▸ YOUR GOAL: Extract, in full, the lines below, beginning at the first and ending with the line that contains "46, 45, 36];". Pictures do not belong in the copy.
++++++++
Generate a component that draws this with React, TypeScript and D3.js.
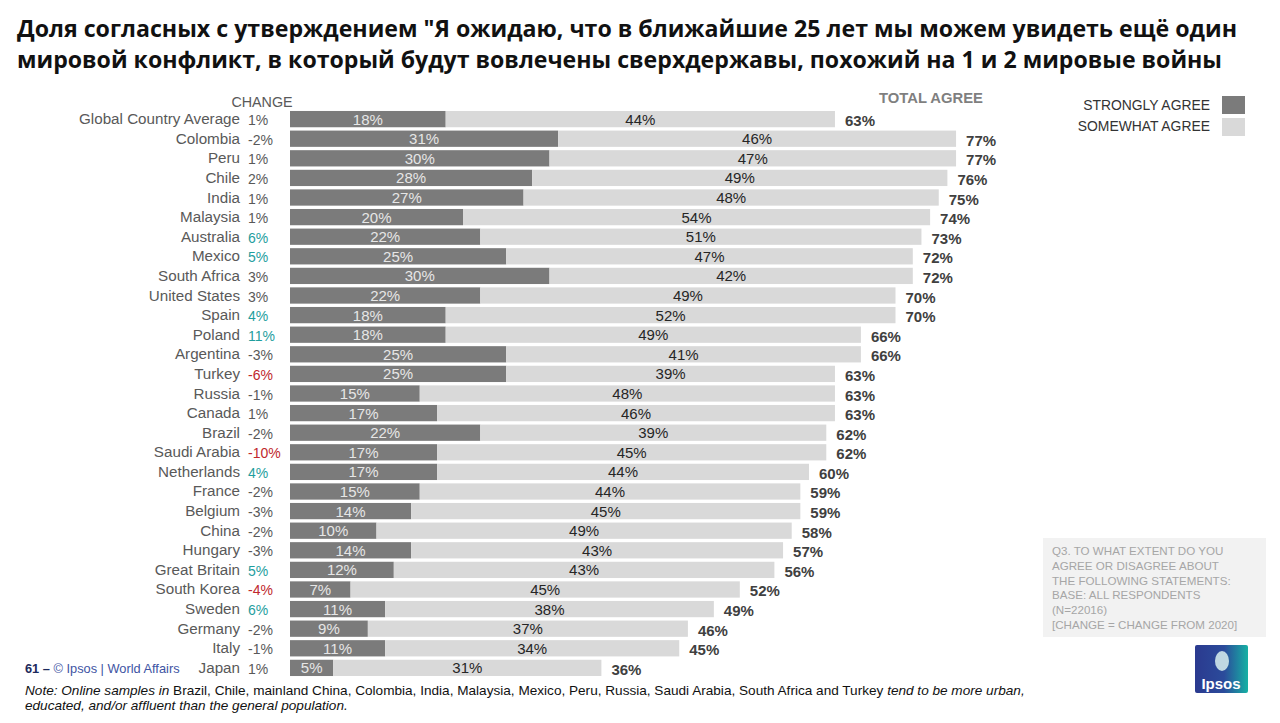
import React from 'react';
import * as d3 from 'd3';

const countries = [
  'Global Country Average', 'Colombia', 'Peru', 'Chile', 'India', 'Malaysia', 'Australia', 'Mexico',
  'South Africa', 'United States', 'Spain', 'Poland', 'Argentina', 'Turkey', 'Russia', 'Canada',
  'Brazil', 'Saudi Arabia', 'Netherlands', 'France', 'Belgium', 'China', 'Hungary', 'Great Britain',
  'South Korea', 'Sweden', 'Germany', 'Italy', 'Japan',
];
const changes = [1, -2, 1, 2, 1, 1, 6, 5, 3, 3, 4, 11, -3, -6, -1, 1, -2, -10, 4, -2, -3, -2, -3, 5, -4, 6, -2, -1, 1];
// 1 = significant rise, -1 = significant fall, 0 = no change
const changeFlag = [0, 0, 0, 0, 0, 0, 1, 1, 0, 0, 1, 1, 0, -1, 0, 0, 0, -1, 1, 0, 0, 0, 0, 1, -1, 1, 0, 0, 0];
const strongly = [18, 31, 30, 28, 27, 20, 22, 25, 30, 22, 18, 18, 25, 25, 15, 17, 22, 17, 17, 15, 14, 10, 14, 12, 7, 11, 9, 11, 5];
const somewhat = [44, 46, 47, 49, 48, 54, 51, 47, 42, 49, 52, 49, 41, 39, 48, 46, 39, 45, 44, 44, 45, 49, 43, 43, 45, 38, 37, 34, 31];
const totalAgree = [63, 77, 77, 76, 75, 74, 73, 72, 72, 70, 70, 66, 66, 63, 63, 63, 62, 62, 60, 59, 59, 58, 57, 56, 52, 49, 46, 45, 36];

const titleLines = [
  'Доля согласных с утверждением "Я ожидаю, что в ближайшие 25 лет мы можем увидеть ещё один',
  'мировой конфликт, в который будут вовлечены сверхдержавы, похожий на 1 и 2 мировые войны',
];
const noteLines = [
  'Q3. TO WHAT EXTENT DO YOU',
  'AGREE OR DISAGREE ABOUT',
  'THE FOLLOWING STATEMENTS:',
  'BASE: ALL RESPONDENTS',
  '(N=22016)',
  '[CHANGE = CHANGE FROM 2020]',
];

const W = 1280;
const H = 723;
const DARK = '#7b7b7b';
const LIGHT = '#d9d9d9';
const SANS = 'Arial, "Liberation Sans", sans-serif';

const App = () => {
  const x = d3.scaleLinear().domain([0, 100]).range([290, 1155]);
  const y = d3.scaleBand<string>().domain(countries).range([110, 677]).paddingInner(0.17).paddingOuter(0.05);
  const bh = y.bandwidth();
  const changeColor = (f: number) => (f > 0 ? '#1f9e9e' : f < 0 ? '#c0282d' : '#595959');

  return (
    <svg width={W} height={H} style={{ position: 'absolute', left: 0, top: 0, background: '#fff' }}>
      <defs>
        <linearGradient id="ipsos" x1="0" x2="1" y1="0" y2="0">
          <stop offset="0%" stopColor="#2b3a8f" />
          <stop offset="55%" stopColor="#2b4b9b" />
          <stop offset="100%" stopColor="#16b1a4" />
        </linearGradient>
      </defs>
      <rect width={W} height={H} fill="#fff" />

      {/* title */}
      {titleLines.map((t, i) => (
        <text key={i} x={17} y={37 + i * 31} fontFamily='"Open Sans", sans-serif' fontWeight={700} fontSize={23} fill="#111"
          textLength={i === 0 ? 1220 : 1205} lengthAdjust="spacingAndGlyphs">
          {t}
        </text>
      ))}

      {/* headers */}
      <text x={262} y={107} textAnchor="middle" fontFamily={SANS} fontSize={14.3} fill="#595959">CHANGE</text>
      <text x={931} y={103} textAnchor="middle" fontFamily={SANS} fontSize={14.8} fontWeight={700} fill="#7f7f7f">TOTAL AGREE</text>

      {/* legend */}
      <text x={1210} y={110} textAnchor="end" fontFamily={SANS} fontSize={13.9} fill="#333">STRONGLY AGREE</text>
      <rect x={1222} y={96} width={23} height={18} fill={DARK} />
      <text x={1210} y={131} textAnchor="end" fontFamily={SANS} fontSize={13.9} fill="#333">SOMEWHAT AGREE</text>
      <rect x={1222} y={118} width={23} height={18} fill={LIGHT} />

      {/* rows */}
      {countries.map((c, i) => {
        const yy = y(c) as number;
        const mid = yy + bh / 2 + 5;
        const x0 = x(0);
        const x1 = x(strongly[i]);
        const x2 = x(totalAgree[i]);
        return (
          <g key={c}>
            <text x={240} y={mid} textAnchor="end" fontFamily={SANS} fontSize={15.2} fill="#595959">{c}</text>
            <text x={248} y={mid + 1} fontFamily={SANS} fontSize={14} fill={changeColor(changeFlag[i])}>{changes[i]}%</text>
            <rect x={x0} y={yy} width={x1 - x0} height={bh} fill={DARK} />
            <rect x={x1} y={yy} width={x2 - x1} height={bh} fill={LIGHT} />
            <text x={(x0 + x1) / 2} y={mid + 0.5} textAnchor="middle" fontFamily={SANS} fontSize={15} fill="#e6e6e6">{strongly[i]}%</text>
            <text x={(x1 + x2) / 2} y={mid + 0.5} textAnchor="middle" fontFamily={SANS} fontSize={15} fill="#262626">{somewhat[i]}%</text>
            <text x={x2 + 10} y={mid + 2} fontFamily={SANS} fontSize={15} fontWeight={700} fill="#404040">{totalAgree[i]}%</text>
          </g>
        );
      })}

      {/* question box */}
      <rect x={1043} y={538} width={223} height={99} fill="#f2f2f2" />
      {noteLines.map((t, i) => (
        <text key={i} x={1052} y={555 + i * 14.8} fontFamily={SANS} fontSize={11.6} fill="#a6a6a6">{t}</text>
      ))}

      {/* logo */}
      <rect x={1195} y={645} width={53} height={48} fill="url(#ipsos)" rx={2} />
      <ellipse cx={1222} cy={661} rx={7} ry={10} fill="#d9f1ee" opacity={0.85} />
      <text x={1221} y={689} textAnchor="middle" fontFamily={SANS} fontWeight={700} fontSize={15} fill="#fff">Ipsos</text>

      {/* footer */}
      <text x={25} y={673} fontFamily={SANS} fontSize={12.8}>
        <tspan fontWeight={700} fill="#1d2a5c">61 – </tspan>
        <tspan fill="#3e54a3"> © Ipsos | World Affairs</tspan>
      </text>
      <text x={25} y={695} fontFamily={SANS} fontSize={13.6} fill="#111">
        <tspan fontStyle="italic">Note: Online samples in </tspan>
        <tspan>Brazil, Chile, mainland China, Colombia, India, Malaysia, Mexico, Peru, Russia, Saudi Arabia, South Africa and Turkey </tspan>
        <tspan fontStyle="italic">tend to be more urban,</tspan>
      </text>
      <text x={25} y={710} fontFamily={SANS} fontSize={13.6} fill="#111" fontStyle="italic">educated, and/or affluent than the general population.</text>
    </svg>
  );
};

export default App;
++++++++
▸ THE REPLY:
Generate a component that draws this with React, TypeScript and D3.js.
import React from 'react';
import * as d3 from 'd3';

const countries = [
  'Global Country Average', 'Colombia', 'Peru', 'Chile', 'India', 'Malaysia', 'Australia', 'Mexico',
  'South Africa', 'United States', 'Spain', 'Poland', 'Argentina', 'Turkey', 'Russia', 'Canada',
  'Brazil', 'Saudi Arabia', 'Netherlands', 'France', 'Belgium', 'China', 'Hungary', 'Great Britain',
  'South Korea', 'Sweden', 'Germany', 'Italy', 'Japan',
];
const changes = [1, -2, 1, 2, 1, 1, 6, 5, 3, 3, 4, 11, -3, -6, -1, 1, -2, -10, 4, -2, -3, -2, -3, 5, -4, 6, -2, -1, 1];
// 1 = significant rise, -1 = significant fall, 0 = no change
const changeFlag = [0, 0, 0, 0, 0, 0, 1, 1, 0, 0, 1, 1, 0, -1, 0, 0, 0, -1, 1, 0, 0, 0, 0, 1, -1, 1, 0, 0, 0];
const strongly = [18, 31, 30, 28, 27, 20, 22, 25, 30, 22, 18, 18, 25, 25, 15, 17, 22, 17, 17, 15, 14, 10, 14, 12, 7, 11, 9, 11, 5];
const somewhat = [44, 46, 47, 49, 48, 54, 51, 47, 42, 49, 52, 49, 41, 39, 48, 46, 39, 45, 44, 44, 45, 49, 43, 43, 45, 38, 37, 34, 31];
const totalAgree = [63, 77, 77, 76, 75, 74, 73, 72, 72, 70, 70, 66, 66, 63, 63, 63, 62, 62, 60, 59, 59, 58, 57, 56, 52, 49, 46, 45, 36];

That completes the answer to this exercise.